━━ EXCERPTED DATA
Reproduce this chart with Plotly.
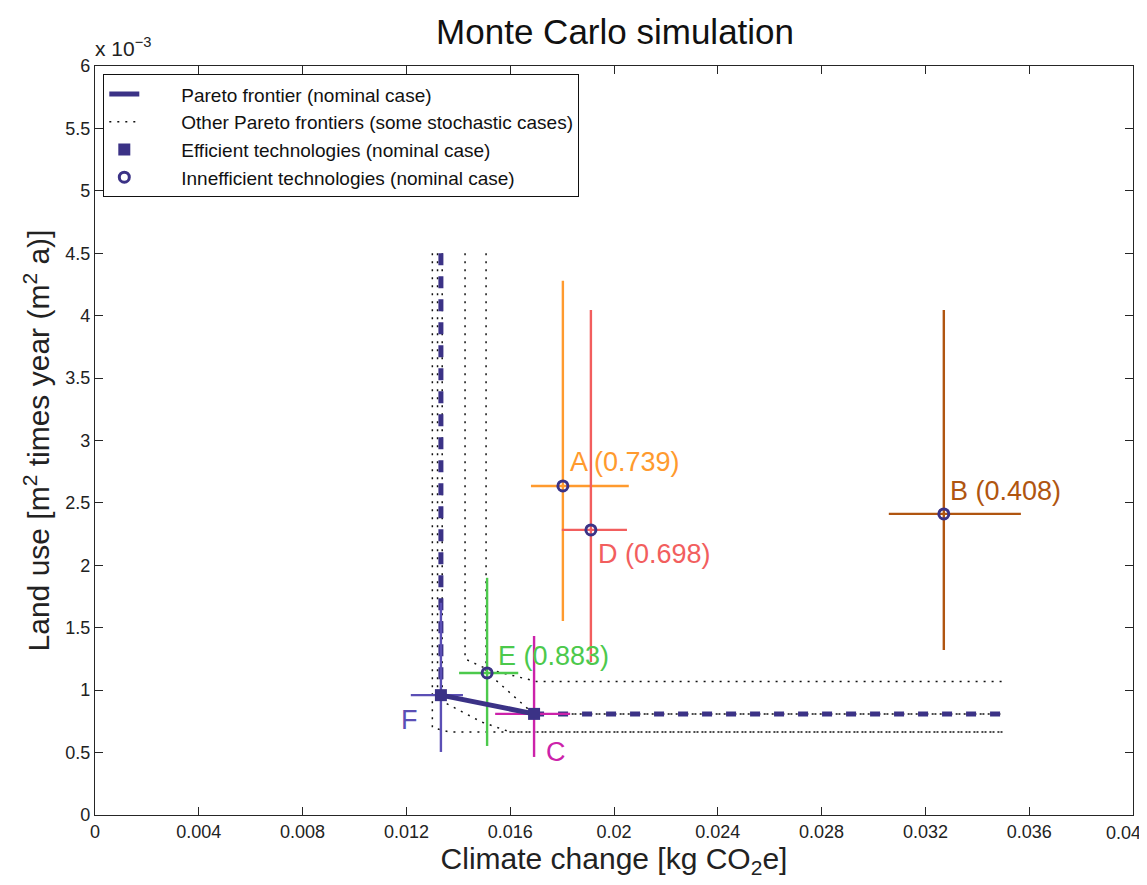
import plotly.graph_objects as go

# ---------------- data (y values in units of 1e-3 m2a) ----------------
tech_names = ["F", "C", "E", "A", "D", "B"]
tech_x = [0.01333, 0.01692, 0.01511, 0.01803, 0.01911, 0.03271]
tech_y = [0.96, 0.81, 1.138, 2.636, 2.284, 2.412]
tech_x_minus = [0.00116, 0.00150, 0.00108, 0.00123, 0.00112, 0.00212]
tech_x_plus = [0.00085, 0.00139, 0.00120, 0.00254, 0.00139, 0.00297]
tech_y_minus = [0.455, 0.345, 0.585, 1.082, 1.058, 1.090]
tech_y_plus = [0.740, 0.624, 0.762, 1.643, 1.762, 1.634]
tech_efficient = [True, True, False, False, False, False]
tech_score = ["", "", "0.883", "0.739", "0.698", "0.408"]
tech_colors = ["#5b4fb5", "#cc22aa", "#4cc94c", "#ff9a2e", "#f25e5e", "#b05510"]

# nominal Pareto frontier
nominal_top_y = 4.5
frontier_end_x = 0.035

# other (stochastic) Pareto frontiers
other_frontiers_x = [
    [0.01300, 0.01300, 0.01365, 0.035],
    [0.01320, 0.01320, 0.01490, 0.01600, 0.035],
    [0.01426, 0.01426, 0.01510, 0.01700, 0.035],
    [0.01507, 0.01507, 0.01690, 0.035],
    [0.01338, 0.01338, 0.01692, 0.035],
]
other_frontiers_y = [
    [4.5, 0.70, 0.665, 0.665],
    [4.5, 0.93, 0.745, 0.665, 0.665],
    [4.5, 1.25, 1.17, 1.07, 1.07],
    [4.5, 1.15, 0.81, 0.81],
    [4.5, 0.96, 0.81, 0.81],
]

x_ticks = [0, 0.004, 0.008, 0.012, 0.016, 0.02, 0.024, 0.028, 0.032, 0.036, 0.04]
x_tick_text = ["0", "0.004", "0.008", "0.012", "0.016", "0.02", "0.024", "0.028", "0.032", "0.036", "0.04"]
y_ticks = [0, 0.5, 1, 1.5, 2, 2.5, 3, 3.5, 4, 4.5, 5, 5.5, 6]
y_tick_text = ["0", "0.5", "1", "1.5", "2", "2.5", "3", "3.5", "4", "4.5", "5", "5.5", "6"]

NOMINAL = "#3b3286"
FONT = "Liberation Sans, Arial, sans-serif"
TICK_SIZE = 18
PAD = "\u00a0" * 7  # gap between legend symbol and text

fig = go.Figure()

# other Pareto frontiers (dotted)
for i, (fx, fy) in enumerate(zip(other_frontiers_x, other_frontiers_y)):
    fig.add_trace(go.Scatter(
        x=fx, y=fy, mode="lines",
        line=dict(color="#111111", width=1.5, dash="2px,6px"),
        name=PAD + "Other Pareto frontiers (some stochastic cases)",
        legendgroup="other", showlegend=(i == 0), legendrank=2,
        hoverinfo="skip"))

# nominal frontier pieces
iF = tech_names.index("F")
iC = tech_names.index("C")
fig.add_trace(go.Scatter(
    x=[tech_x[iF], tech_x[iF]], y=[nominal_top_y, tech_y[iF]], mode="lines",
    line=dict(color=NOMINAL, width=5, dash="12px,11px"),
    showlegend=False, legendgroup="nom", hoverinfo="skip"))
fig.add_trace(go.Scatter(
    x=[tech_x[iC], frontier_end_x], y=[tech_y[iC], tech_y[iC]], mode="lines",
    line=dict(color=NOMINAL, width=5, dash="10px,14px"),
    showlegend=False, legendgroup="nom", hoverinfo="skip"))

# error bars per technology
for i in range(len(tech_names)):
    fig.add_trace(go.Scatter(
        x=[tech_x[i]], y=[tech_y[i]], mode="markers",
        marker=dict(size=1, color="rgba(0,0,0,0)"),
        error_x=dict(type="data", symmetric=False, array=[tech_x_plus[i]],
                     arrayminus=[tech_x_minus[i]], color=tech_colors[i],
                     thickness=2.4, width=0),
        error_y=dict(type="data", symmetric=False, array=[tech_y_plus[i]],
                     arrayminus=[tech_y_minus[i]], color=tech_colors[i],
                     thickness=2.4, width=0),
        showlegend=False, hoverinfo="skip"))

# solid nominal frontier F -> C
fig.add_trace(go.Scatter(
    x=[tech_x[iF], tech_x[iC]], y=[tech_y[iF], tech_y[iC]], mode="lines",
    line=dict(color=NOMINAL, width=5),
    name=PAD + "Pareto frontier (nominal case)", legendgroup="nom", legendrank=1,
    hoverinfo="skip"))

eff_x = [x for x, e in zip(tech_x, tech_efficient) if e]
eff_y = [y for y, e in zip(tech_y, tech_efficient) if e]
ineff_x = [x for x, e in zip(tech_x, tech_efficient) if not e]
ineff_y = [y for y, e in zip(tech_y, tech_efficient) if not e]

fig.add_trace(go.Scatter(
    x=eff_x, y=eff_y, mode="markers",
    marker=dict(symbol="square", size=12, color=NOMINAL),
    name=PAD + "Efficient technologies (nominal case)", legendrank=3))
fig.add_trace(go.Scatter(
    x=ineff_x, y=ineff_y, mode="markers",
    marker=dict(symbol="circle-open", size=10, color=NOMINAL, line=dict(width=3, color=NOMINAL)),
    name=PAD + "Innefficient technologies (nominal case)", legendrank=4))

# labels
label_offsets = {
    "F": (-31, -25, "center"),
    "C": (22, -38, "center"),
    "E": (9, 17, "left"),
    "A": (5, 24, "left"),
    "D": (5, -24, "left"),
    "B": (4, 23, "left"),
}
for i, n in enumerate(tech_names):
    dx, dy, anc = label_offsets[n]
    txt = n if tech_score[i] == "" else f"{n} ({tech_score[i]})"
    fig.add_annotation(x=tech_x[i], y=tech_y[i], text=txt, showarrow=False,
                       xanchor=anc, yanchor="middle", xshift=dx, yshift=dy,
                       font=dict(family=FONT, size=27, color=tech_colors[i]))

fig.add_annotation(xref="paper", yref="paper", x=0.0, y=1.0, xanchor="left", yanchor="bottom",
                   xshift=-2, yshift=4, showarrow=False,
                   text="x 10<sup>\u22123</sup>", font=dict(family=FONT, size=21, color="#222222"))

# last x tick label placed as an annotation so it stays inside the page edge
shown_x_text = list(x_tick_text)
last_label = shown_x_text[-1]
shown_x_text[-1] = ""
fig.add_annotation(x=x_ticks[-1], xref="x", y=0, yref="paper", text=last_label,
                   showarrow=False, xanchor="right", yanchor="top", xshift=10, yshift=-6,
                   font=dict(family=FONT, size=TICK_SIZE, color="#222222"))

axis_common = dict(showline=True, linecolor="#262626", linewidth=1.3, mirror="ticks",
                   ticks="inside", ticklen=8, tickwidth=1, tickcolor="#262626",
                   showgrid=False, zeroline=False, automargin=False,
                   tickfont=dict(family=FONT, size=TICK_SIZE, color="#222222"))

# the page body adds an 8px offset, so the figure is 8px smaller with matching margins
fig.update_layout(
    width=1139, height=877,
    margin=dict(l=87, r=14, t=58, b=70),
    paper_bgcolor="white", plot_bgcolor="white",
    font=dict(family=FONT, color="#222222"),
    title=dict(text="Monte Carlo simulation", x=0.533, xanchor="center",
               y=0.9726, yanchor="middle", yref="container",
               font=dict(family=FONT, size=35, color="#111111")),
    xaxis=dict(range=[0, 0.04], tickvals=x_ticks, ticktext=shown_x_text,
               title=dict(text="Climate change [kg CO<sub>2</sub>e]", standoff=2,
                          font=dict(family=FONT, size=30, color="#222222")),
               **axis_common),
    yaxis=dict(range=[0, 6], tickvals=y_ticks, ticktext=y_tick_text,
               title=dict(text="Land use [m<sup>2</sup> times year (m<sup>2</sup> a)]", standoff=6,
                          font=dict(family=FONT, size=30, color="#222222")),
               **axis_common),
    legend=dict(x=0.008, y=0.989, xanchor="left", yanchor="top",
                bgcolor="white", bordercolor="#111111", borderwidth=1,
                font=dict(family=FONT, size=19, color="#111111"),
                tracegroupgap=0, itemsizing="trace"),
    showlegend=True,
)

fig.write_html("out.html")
━━━━
━━ EXCERPTED DATA
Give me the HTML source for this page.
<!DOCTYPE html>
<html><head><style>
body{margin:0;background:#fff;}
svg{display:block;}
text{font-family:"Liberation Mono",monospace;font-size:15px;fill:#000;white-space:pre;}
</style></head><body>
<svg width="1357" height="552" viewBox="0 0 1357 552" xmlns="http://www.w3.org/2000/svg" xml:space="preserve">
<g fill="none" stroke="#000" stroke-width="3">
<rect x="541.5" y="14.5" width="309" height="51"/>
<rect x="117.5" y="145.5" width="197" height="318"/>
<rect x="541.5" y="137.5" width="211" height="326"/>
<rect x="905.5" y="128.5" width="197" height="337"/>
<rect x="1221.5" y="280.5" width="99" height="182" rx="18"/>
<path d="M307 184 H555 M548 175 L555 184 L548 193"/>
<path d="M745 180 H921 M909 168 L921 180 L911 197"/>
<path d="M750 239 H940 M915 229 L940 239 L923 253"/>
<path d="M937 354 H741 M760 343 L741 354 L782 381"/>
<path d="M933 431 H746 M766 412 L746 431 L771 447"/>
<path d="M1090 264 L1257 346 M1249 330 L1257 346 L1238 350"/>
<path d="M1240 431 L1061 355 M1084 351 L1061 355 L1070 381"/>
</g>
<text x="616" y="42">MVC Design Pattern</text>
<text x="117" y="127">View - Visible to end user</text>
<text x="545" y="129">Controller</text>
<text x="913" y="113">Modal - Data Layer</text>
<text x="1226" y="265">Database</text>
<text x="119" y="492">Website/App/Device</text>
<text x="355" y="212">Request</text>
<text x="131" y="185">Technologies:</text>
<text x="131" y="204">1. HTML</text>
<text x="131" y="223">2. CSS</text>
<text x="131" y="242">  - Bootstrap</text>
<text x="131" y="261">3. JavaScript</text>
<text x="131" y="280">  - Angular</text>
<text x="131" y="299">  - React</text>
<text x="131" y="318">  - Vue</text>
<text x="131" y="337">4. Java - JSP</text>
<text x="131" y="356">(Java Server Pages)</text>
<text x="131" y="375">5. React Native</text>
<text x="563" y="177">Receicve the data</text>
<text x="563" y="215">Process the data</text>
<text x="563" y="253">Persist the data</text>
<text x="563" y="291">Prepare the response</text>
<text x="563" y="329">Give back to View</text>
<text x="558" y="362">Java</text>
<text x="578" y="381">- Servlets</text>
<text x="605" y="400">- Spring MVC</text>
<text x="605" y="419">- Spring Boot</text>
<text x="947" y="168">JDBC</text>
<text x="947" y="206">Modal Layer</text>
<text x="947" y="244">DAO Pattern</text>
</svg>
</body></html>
━━━━
> STATED EXERCISE:
From the line containing "Reproduce this chart with Plotly." through the line containing "import plotly.graph_objects as go", copy every line above exactly, without pictures.

> FINISHED TASK:
Reproduce this chart with Plotly.
import plotly.graph_objects as go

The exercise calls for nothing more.